Star Trek Needs To Stop Making Movies For So Many Reasons

By Chris Snellgrove | Published

Star Trek Beyond movie

Star Trek has had some great movies over the years, and since Star Trek Beyond in 2016, there have been some interesting ideas for more feature films. Some of these ideas were really cool, including having Quentin Tarantino direct an ultraviolent movie featuring the cast of the reboot films. But here’s a cold fact that might blow Paramount’s brains like they were Marvin in Pulp Fiction: for the health of the entire franchise, Star Trek needs to stop making movies altogether.
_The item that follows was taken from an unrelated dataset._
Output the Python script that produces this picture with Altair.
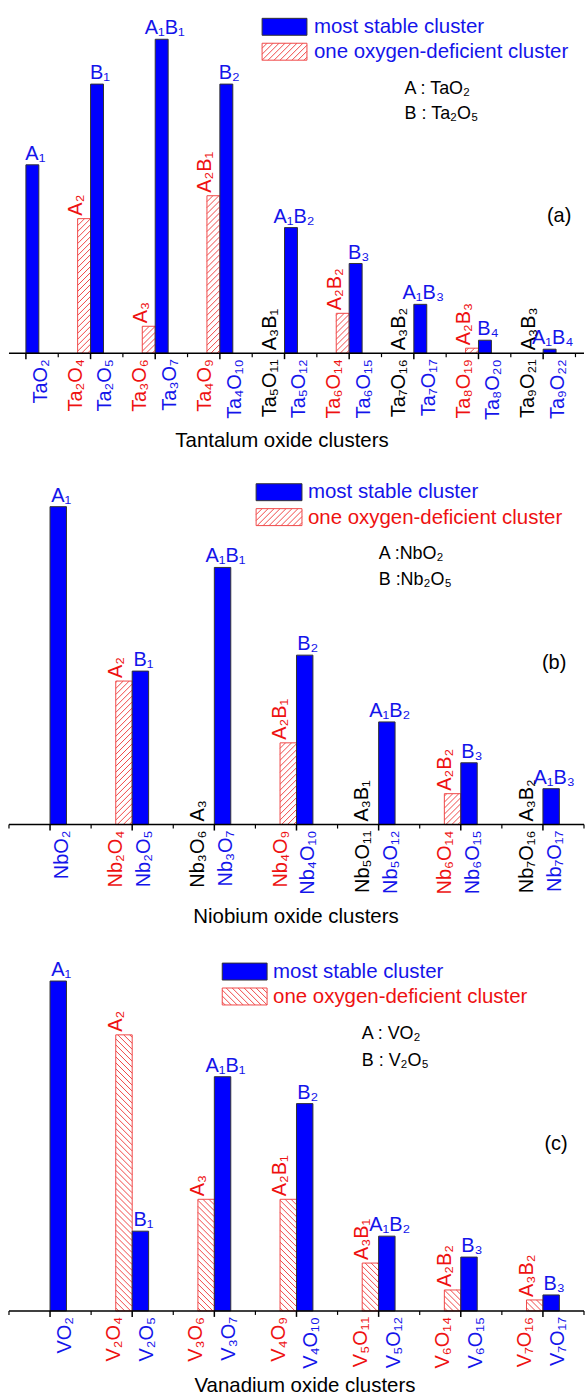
import altair as alt
import pandas as pd

SUB = str.maketrans("0123456789", "₀₁₂₃₄₅₆₇₈₉")
def s(t):
    return t.translate(SUB)

FONT = "Liberation Sans"
BLUE = "#0000FF"
TBLUE = "#1414EA"
TRED = "#EE1111"
HRED = "#F04848"
BLACK = "#000000"

# (a) Tantalum oxide clusters
ta_stable = ["TaO2", "Ta2O5", "Ta3O7", "Ta4O10", "Ta5O12", "Ta6O15", "Ta7O17", "Ta8O20", "Ta9O22"]
ta_stable_val = [189, 270, 315, 270, 126, 90, 49, 13, 4]
ta_stable_tag = ["A1", "B1", "A1B1", "B2", "A1B2", "B3", "A1B3", "B4", "A1B4"]
ta_def = ["", "Ta2O4", "Ta3O6", "Ta4O9", "Ta5O11", "Ta6O14", "Ta7O16", "Ta8O19", "Ta9O21"]
ta_def_val = [0, 135, 27, 158, 0, 40, 0, 5, 0]
ta_def_tag = ["", "A2", "A3", "A2B1", "A3B1", "A2B2", "A3B2", "A2B3", "A3B3"]
ta_def_col = ["", "red", "red", "red", "black", "red", "black", "red", "black"]

# (b) Niobium oxide clusters
nb_stable = ["NbO2", "Nb2O5", "Nb3O7", "Nb4O10", "Nb5O12", "Nb6O15", "Nb7O17"]
nb_stable_val = [319, 154, 258, 170, 103, 62, 36]
nb_stable_tag = ["A1", "B1", "A1B1", "B2", "A1B2", "B3", "A1B3"]
nb_def = ["", "Nb2O4", "Nb3O6", "Nb4O9", "Nb5O11", "Nb6O14", "Nb7O16"]
nb_def_val = [0, 144, 0, 82, 0, 31, 0]
nb_def_tag = ["", "A2", "A3", "A2B1", "A3B1", "A2B2", "A3B2"]
nb_def_col = ["", "red", "black", "red", "black", "red", "black"]

# (c) Vanadium oxide clusters
v_stable = ["VO2", "V2O5", "V3O7", "V4O10", "V5O12", "V6O15", "V7O17"]
v_stable_val = [331, 80, 235, 208, 75, 54, 16]
v_stable_tag = ["A1", "B1", "A1B1", "B2", "A1B2", "B3", "B3"]
v_def = ["", "V2O4", "V3O6", "V4O9", "V5O11", "V6O14", "V7O16"]
v_def_val = [0, 277, 112, 112, 48, 21, 11]
v_def_tag = ["", "A2", "A3", "A2B1", "A3B1", "A2B2", "A3B2"]
v_def_col = ["", "red", "red", "red", "red", "red", "red"]

COLMAP = {"red": TRED, "black": BLACK}

W = 577
BW = 0.2


def hatch_segments(x0, x1, y0, h, ppx, ppy, step, direction):
    wp = (x1 - x0) * ppx
    hp = h * ppy
    segs = []
    if hp <= 0:
        return segs
    if direction > 0:
        c = -wp + step / 2
        while c < hp:
            t1 = max(0.0, -c)
            t2 = min(wp, hp - c)
            if t2 > t1 + 0.3:
                segs.append((x0 + t1 / ppx, y0 + (c + t1) / ppy, x0 + t2 / ppx, y0 + (c + t2) / ppy))
            c += step
    else:
        c = step / 2
        while c < hp + wp:
            t1 = max(0.0, c - hp)
            t2 = min(wp, c)
            if t2 > t1 + 0.3:
                segs.append((x0 + t1 / ppx, y0 + (c - t1) / ppy, x0 + t2 / ppx, y0 + (c - t2) / ppy))
            c += step
    return segs


def make_panel(key, stable, sval, stag, deff, dval, dtag, dcol, xdom, H, hdir,
               st_dy, df_dy, leg, leg_cols, ab_texts, ab_pos, plabel, plabel_pos,
               title, title_pos, minor_ticks, leg_size):
    n = len(stable)
    idx = list(range(n))
    ppx = W / (xdom[1] - xdom[0])
    ppy = 1.0
    xs = alt.Scale(domain=xdom, nice=False, zero=False)
    ys = alt.Scale(domain=[0, H], nice=False, zero=False)
    X = lambda f: alt.X(f, type="quantitative", scale=xs, axis=None)
    Y = lambda f: alt.Y(f, type="quantitative", scale=ys, axis=None)

    st = pd.DataFrame({
        "i": idx, "x0": [float(i) for i in idx], "x1": [i + BW for i in idx],
        "c": [i + BW / 2 for i in idx], "v": sval,
        "tag": [s(t) for t in stag], "name": [s(t) for t in stable], "panel": key,
    })
    dfr = pd.DataFrame({
        "i": idx, "x0": [i - BW for i in idx], "x1": [float(i) for i in idx],
        "c": [i - BW / 2 for i in idx], "v": dval,
        "tag": [s(t) for t in dtag], "name": [s(t) for t in deff],
        "col": [COLMAP.get(c, BLACK) for c in dcol], "panel": key,
    })
    dfr = dfr[dfr["name"] != ""].reset_index(drop=True)

    segs = []
    for _, r in dfr.iterrows():
        if r["v"] > 0:
            segs += hatch_segments(float(r["x0"]), float(r["x1"]), 0.0, float(r["v"]), ppx, ppy, 6, hdir)
    hs = pd.DataFrame(segs, columns=["hx0", "hy0", "hx1", "hy1"])
    hs["panel"] = key

    (lx0, lx1, ly1, ly2, tx, ty1, ty2) = leg
    lx0d = xdom[0] + lx0 / ppx
    lx1d = xdom[0] + lx1 / ppx
    lsegs = hatch_segments(lx0d, lx1d, H - (ly2 + 17), 17, ppx, ppy, 6, hdir)
    lhs = pd.DataFrame(lsegs, columns=["hx0", "hy0", "hx1", "hy1"])
    lhs["panel"] = key + "L"

    one = pd.DataFrame({"k": [key]})
    major = pd.DataFrame({"t": [float(i) for i in idx], "panel": key})
    minor = pd.DataFrame({"t": minor_ticks, "panel": key})

    layers = []
    # one-oxygen-deficient (hatched) bars
    layers.append(alt.Chart(dfr).transform_filter("datum.v > 0").mark_rect(
        fill="white", strokeWidth=1).encode(
        x=X("x0"), x2="x1", y=Y("v"), y2=alt.datum(0), stroke=alt.value(HRED)))
    layers.append(alt.Chart(hs).mark_rule().encode(
        x=X("hx0"), x2="hx1", y=Y("hy0"), y2="hy1",
        color=alt.value(HRED), strokeWidth=alt.value(1)))
    # most stable bars
    layers.append(alt.Chart(st).mark_rect(fill=BLUE, stroke="#333333", strokeWidth=1).encode(
        x=X("x0"), x2="x1", y=Y("v"), y2=alt.datum(0)))
    # axis line and ticks
    layers.append(alt.Chart(one).mark_rule(color=BLACK, strokeWidth=1.5).encode(
        x=alt.value(0), x2=alt.value(W), y=alt.value(H)))
    layers.append(alt.Chart(major).mark_rule(color=BLACK, strokeWidth=1.5).encode(
        x=X("t"), y=alt.value(H), y2=alt.value(H + 6)))
    layers.append(alt.Chart(minor).mark_rule(color=BLACK, strokeWidth=1.2).encode(
        x=X("t"), y=alt.value(H), y2=alt.value(H + 4)))
    # rotated category labels
    layers.append(alt.Chart(st).mark_text(
        angle=270, align="right", baseline="alphabetic", dx=-6, dy=st_dy,
        fontSize=20, font=FONT, color=TBLUE).encode(
        x=X("i"), y=alt.value(H), text="name:N"))
    layers.append(alt.Chart(dfr).mark_text(
        angle=270, align="right", baseline="alphabetic", dx=-6, dy=df_dy,
        fontSize=20, font=FONT).encode(
        x=X("i"), y=alt.value(H), text="name:N",
        color=alt.Color("col:N", scale=None)))
    # bar-top tags
    layers.append(alt.Chart(st).mark_text(
        align="center", baseline="alphabetic", dx=3, dy=-5,
        fontSize=20, font=FONT, color=TBLUE).encode(
        x=X("c"), y=Y("v"), text="tag:N"))
    layers.append(alt.Chart(dfr).mark_text(
        angle=270, align="left", baseline="alphabetic", dx=3, dy=-2,
        fontSize=20, font=FONT).encode(
        x=X("c"), y=Y("v"), text="tag:N",
        color=alt.Color("col:N", scale=None)))
    # legend
    layers.append(alt.Chart(one).mark_rect(fill=BLUE, stroke="#333333", strokeWidth=1).encode(
        x=alt.value(lx0), x2=alt.value(lx1), y=alt.value(ly1), y2=alt.value(ly1 + 17)))
    layers.append(alt.Chart(one).mark_rect(fill="white", stroke=HRED, strokeWidth=1).encode(
        x=alt.value(lx0), x2=alt.value(lx1), y=alt.value(ly2), y2=alt.value(ly2 + 17)))
    layers.append(alt.Chart(lhs).mark_rule().encode(
        x=X("hx0"), x2="hx1", y=Y("hy0"), y2="hy1",
        color=alt.value(HRED), strokeWidth=alt.value(1)))
    layers.append(alt.Chart(one).mark_text(
        align="left", baseline="middle", fontSize=leg_size, font=FONT, color=leg_cols[0],
        text="most stable cluster").encode(x=alt.value(tx), y=alt.value(ty1)))
    layers.append(alt.Chart(one).mark_text(
        align="left", baseline="middle", fontSize=leg_size, font=FONT, color=leg_cols[1],
        text="one oxygen-deficient cluster").encode(x=alt.value(tx), y=alt.value(ty2)))
    # A / B definitions
    for txt, (ax, ay) in zip(ab_texts, ab_pos):
        layers.append(alt.Chart(one).mark_text(
            align="left", baseline="middle", fontSize=18, font=FONT, color=BLACK,
            text=s(txt)).encode(x=alt.value(ax), y=alt.value(ay)))
    # panel label
    layers.append(alt.Chart(one).mark_text(
        align="center", baseline="middle", fontSize=20, font=FONT, color=BLACK,
        text=plabel).encode(x=alt.value(plabel_pos[0]), y=alt.value(plabel_pos[1])))
    # x title
    layers.append(alt.Chart(one).mark_text(
        align="center", baseline="middle", fontSize=20.5, font=FONT, color=BLACK,
        text=title).encode(x=alt.value(title_pos[0]), y=alt.value(title_pos[1])))

    return alt.layer(*layers).properties(width=W, height=H)


pa = make_panel("a", ta_stable, ta_stable_val, ta_stable_tag, ta_def, ta_def_val, ta_def_tag, ta_def_col,
                [-0.262, 8.632], 352, 1, 21, -9,
                (254, 299, 16, 41, 306, 24.5, 49.5), (TBLUE, TBLUE),
                ["A : TaO2", "B : Ta2O5"], [(397, 86.5), (397, 112)],
                "(a)", (552, 214), "Tantalum oxide clusters", (274, 440),
                [0.5 + k for k in range(9)], 20.5)

pb = make_panel("b", nb_stable, nb_stable_val, nb_stable_tag, nb_def, nb_def_val, nb_def_tag, nb_def_col,
                [-0.5, 6.5], 373, 1, 18, -10,
                (248, 294, 31, 56, 300, 39.5, 65), (TBLUE, TRED),
                ["A :NbO2", "B :Nb2O5"], [(371, 101.5), (371, 128)],
                "(b)", (547, 211), "Niobium oxide clusters", (288, 466),
                [-0.5 + k for k in range(8)], 20.5)

pc = make_panel("c", v_stable, v_stable_val, v_stable_tag, v_def, v_def_val, v_def_tag, v_def_col,
                [-0.5, 6.5], 388, -1, 21, -12,
                (214, 259, 39, 64, 265, 48, 73), (TBLUE, TRED),
                ["A : VO2", "B : V2O5"], [(354, 110.5), (354, 137)],
                "(c)", (549, 221), "Vanadium oxide clusters", (297, 463),
                [-0.5 + k for k in range(8)], 20.5)

chart = alt.vconcat(pa, pb, pc, spacing=100, bounds="flush").properties(
    padding={"left": 8, "top": 0, "right": 0, "bottom": 0}
).configure_view(stroke=None)

chart.save("out.html", embed_options={"renderer": "svg", "actions": False})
We Need More Time With Characters

Star Trek movies

From the very beginning, Star Trek has been designed for long-form storytelling. Audiences got to hang with the crew for one hour per week (minus commercials) and were able to see these characters grow over time. That’s a large part of what made the original Star Trek movies so great: all that character development culminated in some surprising moments, including a more mature Spock telling Valeris that logic is only the beginning of wisdom and not the end of it.

By comparison, the Trek reboot films have showcased the innate problem with new Star Trek movies. We don’t really know who these new characters are, thanks to the different timelines, and that means we only have about two hours to get to know an entire ensemble cast. Heck, our entire time with the reboot crew was the equivalent of getting only six or seven episodes with them, and that’s not enough time to flesh out these amazing characters.
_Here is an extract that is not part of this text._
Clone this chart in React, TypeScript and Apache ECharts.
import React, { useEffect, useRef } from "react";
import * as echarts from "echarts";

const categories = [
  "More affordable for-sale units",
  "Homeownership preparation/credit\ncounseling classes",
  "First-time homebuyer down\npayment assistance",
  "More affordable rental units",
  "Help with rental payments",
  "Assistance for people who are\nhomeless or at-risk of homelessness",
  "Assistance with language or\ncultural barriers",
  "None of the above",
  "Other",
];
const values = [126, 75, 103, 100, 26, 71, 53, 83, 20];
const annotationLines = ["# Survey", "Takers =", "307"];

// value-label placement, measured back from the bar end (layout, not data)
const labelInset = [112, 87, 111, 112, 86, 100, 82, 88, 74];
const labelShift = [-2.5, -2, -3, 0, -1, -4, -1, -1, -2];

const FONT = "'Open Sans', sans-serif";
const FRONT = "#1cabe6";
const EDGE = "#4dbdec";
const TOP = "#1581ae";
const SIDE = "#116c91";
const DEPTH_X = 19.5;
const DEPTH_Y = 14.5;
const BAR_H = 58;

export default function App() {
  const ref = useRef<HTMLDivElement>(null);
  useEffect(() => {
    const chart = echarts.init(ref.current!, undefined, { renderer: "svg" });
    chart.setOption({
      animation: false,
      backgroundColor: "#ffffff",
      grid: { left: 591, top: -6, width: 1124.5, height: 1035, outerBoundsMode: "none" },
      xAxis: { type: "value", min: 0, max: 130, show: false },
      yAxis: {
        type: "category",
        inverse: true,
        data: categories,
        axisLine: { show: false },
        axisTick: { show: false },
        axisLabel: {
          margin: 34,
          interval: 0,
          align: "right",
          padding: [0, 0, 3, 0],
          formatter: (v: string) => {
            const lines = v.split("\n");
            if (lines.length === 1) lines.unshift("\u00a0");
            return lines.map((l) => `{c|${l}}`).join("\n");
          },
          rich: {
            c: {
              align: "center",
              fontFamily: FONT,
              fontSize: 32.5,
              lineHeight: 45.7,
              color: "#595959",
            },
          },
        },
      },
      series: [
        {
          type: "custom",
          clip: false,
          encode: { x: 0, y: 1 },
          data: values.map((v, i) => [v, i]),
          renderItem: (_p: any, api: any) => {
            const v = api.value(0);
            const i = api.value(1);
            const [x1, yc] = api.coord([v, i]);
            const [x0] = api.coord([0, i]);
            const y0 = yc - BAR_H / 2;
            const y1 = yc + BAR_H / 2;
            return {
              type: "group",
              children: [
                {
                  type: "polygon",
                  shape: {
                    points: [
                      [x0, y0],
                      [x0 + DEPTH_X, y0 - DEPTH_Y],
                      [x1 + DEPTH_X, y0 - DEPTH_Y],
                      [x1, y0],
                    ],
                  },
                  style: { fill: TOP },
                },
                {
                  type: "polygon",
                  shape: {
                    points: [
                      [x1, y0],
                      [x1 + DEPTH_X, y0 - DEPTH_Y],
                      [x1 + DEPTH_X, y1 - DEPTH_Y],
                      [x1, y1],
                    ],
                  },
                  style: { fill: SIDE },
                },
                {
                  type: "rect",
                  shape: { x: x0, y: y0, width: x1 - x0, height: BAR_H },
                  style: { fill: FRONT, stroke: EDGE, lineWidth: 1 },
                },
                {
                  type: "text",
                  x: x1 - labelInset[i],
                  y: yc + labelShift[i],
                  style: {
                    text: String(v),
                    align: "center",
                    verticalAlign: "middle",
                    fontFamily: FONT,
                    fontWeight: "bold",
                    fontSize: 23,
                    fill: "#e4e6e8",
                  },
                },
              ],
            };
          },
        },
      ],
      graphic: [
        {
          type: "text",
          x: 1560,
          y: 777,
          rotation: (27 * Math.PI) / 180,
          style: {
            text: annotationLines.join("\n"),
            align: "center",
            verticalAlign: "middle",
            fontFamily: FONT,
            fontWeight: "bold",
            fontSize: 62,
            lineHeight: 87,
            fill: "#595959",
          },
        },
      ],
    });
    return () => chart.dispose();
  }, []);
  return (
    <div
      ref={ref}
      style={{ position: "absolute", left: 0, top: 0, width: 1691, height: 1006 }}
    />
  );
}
Blockbuster Movies Prevent Good Storytelling

Captain Kirk in the original series

A big part of why Star Trek has succeeded as a franchise is that each season brings us a wide variety of different stories. Don’t like this week’s action-adventure or mystery plot? No worries… next week will bring us another “inhuman character discovers his humanity” episode, or maybe a “Picard impersonates a lawyer again” episode.

However, the Star Trek movies now only have one kind of story to tell: the action-adventure story involving as many battles in space and on the ground as the writers can cram into them. This not only cuts into the actual time spent on character development but also keeps us from seeing how these characters tackle different kinds of problems. The original Captain Kirk would never have become a pop culture icon if all he did was fight weird aliens, but the Kirk of the reboot Star Trek movies is given almost nothing else to do but serve as a cookie-cutter action hero.

Running the Wrath of Khan Formula Into the Ground

star trek nebula in Wrath of Khan

The very first Star Trek movie was designed as a big-budget episode of the television series; accordingly, it dealt with crunchy themes of exploration and alien contact while also showing characters like Kirk dealing with the realities of getting older. Unfortunately, the movie was boring enough that critics began calling Star Trek: The Motion Picture the Motionless Picture to emphasize how slow its pace and plotting were. We wouldn’t have any Star Trek movies past that first one if director Nicholas Meyer hadn’t convinced Paramount he could make a tight, action-oriented sequel for a fraction of the first film’s budget.

That Star Trek movie was The Wrath of Khan, and that cinematic showdown between Kirk and Khan is still widely considered to be the best film in the franchise. Unfortunately, Paramount keeps trying and failing to recreate that movie: First Contact, Nemesis, and the entirety of the reboot films all boil down to “Big Bad with a grudge against our hero must be stopped.” To be blunt, if the only movies the franchise can now deliver are crappier versions of what we’ve seen before, then Star Trek needs to stick to television rather than movies.

Familiar Faces Hold the Franchise Back

Data in the movie Star Trek: Nemesis

The fact that the Star Trek movies focused on new adventures of old characters like Kirk and Spock is no coincidence. The franchise was nearly dead after the cancellation of Enterprise, and Paramount wanted to get the world’s attention by utilizing some familiar faces that everyone already knew and loved. The strategy worked (for a time, at least), but it also highlights the problem with creating new Star Trek movies.

At this point, if we get yet another film focusing on The Original Series crew, it will seem like the franchise is out of ideas, but the next Star Trek movie realistically can’t focus on new characters (like those in Discovery or Strange New Worlds) because the new characters’ shows aren’t nearly as popular as The Original Series or The Next Generation ever were. Presumably, that’s why the next Star Trek “movie” will be a Section 31 film streamed on Paramount Plus: the made-for-TV movie will have a lighter budget and premiere where existing Discovery fans can enjoy it without leaving the house. 

Honestly, this is a great model for Star Trek movies going forward, and a blend of TV shows and made-for-TV movies means that the franchise can have its Plomeek soup and eat it, too.